Мальтийский крест (Звягинцев) - страница 236

– Правильно рассуждаешь. Жаловаться мне не на что. А скучно моментами бывает. Как, наверное, Роману Абрамовичу.

– Это – кто? Не слышал. А фамилия?

– Это и есть фамилия. Абрамóвич. Отчества не помню. Один пацан отечественный. Миллиардер. Деньгу зашиб, но до сей поры понять не может – зачем и для чего.

– Мы с тобой наверняка в лучшем положении, – кивнул Вадим-второй. – Этого Романа на наш перевальчик бы. – Он мечтательно усмехнулся. – Или пуля между глаз, или догадался бы о смысле жизни… Пушкин предпочитал в случае, когда мысли лишние в голову придут, откупорить шампанского бутылку, а я – свой винтарь вспоминаю и сопутствующие моменты. Хотя и потом разное случалось, а того – не забудешь.

Фёст кивнул.

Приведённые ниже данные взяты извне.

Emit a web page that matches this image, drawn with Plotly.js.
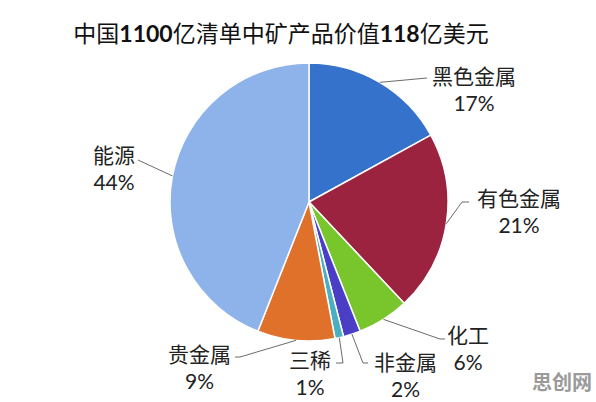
<!DOCTYPE html>
<html>
<head>
<meta charset="utf-8">
<script src="https://cdn.plot.ly/plotly-3.0.1.min.js"></script>
<style>html,body{margin:0;padding:0;background:#fff;}#chart{width:596px;height:402px;}</style>
</head>
<body>
<div id="chart"></div>
<script>
// ---- data ----
var categories = ["黑色金属", "有色金属", "化工", "非金属", "三稀", "贵金属", "能源"];
var values = [17, 21, 6, 2, 1, 9, 44];
var colors = ["#3572CC", "#9C2340", "#79C52C", "#4A3DC6", "#4BAFC4", "#E0712B", "#8DB3EA"];
var titleText = "中国<b>1100</b>亿清单中矿产品价值<b>118</b>亿美元";
var watermark = "思创网";

// ---- layout helpers (pixel -> paper) ----
var W = 596, H = 402;
function px(x) { return x / W; }
function py(y) { return 1 - y / H; }
var cx = 309, cy = 202, r = 139;

// label block centres and leader line elbow/end points (pixels)
var labelPos = [
  {x: 474, y: 89,  pts: [[427, 78]]},
  {x: 519, y: 211, pts: [[462, 202], [469, 202]]},
  {x: 468, y: 348, pts: [[440, 339], [445, 339]]},
  {x: 405, y: 375, pts: [[363, 363], [368, 363]]},
  {x: 310, y: 373, pts: [[343, 363], [336, 363]]},
  {x: 199, y: 367, pts: [[240, 357], [235, 357]]},
  {x: 114, y: 168, pts: [[138, 160]]}
];

var total = values.reduce(function (a, b) { return a + b; }, 0);
var shapes = [], annotations = [];
var cum = 0;
for (var i = 0; i < values.length; i++) {
  var mid = (cum + values[i] / 2) / total * 2 * Math.PI;
  cum += values[i];
  var ax = cx + r * Math.sin(mid), ay = cy - r * Math.cos(mid);
  var lp = labelPos[i];
  var path = "M " + px(ax) + "," + py(ay);
  lp.pts.forEach(function (p) { path += " L " + px(p[0]) + "," + py(p[1]); });
  shapes.push({type: "path", xref: "paper", yref: "paper", path: path,
               line: {color: "#6b6b6b", width: 1}});
  annotations.push({
    text: categories[i] + "<br>" + values[i] + "%",
    xref: "paper", yref: "paper", x: px(lp.x), y: py(lp.y),
    xanchor: "center", yanchor: "middle", showarrow: false, align: "center",
    font: {family: "Lato, 'Noto Sans CJK SC', sans-serif", size: 21, color: "#222"}
  });
}
annotations.push({
  text: "<b>" + watermark + "</b>", xref: "paper", yref: "paper",
  x: px(562), y: py(381), xanchor: "center", yanchor: "middle", showarrow: false,
  font: {family: "'Noto Sans CJK SC', sans-serif", size: 20, color: "#9a9a9a", weight: 900}
});

var trace = {
  type: "pie",
  labels: categories,
  values: values,
  sort: false,
  direction: "clockwise",
  rotation: 0,
  textinfo: "none",
  hoverinfo: "label+percent",
  marker: {colors: colors, line: {color: "#ffffff", width: 1.5}},
  domain: {x: [px(cx - r), px(cx + r)], y: [py(cy + r), py(cy - r)]},
  showlegend: false
};

var layout = {
  width: W, height: H,
  margin: {l: 0, r: 0, t: 0, b: 0},
  paper_bgcolor: "#ffffff",
  title: {
    text: titleText, x: px(281), xanchor: "center", y: py(34), yanchor: "middle",
    font: {family: "Lato, 'Noto Sans CJK SC', sans-serif", size: 23, color: "#111"}
  },
  shapes: shapes,
  annotations: annotations,
  showlegend: false
};

Plotly.newPlot("chart", [trace], layout, {displayModeBar: false, staticPlot: true});
</script>
</body>
</html>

Ему объяснений не требовалось. До момента появления ударных вертолётов судьба и воспоминания у них были общие[98].

Он ещё раз перебрал фотографии. Разложил на столе, как карты пасьянса. Налево – в одежде, направо – «о натюрель». Посмотрел, подумал. Смотреть было на что. Хорошо, что оба врачи и на анатомические подробности способны почти не отвлекаться, воспринимая их так же, как и иные физические признаки пациентов.

– Вот эта мне отчего-то больше других нравится, – показал снимки девушки с длинными волосами платинового оттенка, падающими на плечи, мило и смущённо глядящей в объектив. Причём, как отметил Секонд, карточку, где она сидела на диване голенькая, в позе Русалочки с копенгагенской набережной, но чуть более откровенно, поскольку в чисто женской компании стесняться ей было нечего, Фёст, будто невзначай, задвинул ниже других.

Интересный штрих. Оба они мыслили и чувствовали почти одинаково, и тем не менее…

– Как же её..? – Ляхов сделал вид, что вспоминает. – Ну, да! Вяземская, Людмила. Имя соответствует, правильно? Слегка удивляюсь, что именно она тебе глянулась, однако – понимаю. Тот самый момент, где у нас расхождение намечается. Помнишь, не помнишь – лет до восемнадцати я влюблялся исключительно в Людмил. Три было. Потом Натальи пошли. Тоже три. Надеюсь, вторая и третья Майя мне не встретятся.

– И у меня Людмилы были. Одну, в семнадцать, обожал до потери самоуважения. Она меня понять не захотела. Её очаровал сорокалетний композитор, посвятивший ей ораторию…

Секонду показалось, что в голосе аналога прозвучала незабытая горечь.

– С Натальями проще получалось? – поинтересовался он, чтобы сравнить. У него самого флирты с Людами и Милами получались лёгкими, приятными, лишёнными драматизма.

– Не скажи, – ответил Фёст и замолчал, снова вспомнив нечто. Вертя в руках фотографии.